One of the techniques I teach clients to lower their anxiety and to improve control over their focus is mindful-based stress reduction (MBSR), a type of meditation introduced by Jon Kabat Zinn. One begins to train the mind to focus on something simple, like their breath or the flame of a candle burning. Each time an interfering thought intrudes and distracts the mind from the focal point, one is supposed to re-direct the focus back to the breath or the flame. The repetition of this re-direction helps a person gain a sense of calm and more control over what they want to truly focus on.

Is it always a good thing to tell someone your secret? 

In Slepian’s research, when a person confided their secret to a person or group that provided support, the confiding increased their perception of their own coping skills and their increased mental health.  

The therapy with Dominic included supportive education about the wide variety of fantasies that people had, thus normalizing his interests. He learned that foot fetishes are a common fetish among men, and that this interest goes back centuries and across cultures. 

Deposit Photos
Source: Deposit Photos

This began to lower the shame he felt.  Therapy also included help in his communication skills, so that he could confidently discuss his sexual interests. He attended a few educational groups for people who had curiosity about specific fetishes that were legal and consensually enacted. 

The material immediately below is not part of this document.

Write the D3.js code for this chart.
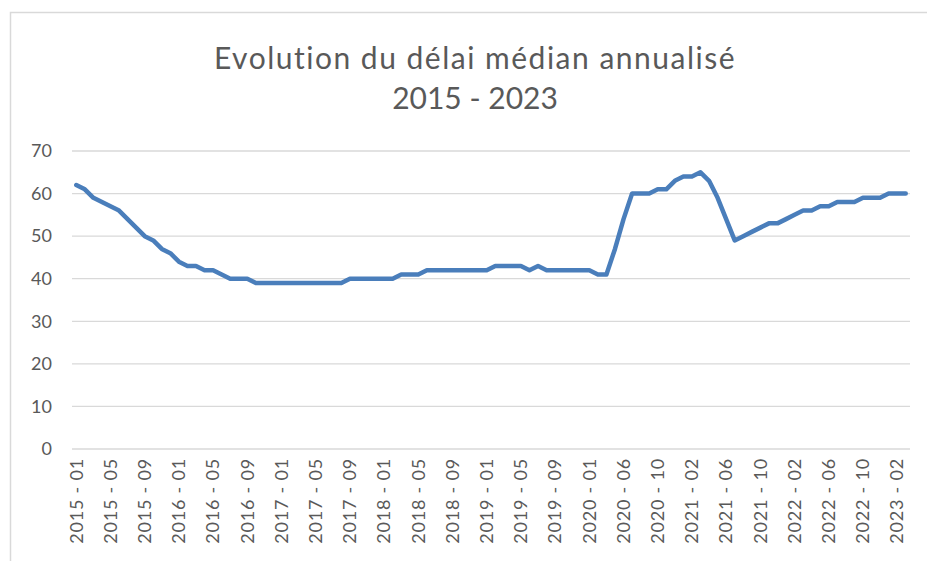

His obsessional thoughts decreased as he practiced MBSR each day and realized that his fantasies didn’t mean he was an awful person. He created an ethical contract with himself to stop engaging with others online, because he felt this was cheating. He kept the erotic fantasies in his imagination only. Once his anxiety had decreased, the therapy focused on whether he wanted to share these fantasies with his wife, or if he wanted to keep these fantasies privately to himself. I normalized the fact that partners may keep fantasies to themselves, and that is their choice. I also helped him walk through steps he might take in educating his wife on the erotic interest through books or educational videos, so that her own fear and judgment might decrease.

His energy and vitality returned, and his anxiety and shame decreased immensely. Eventually he made the decision to invite his wife to see another therapist for couples sex therapy so he could share his fantasy in a supportive, therapeutic manner. 

References

Slepian, M.L. & Moulton-Tetlock, E. (2018). Confiding secrets and well-being. Social Psychological and Personality Science.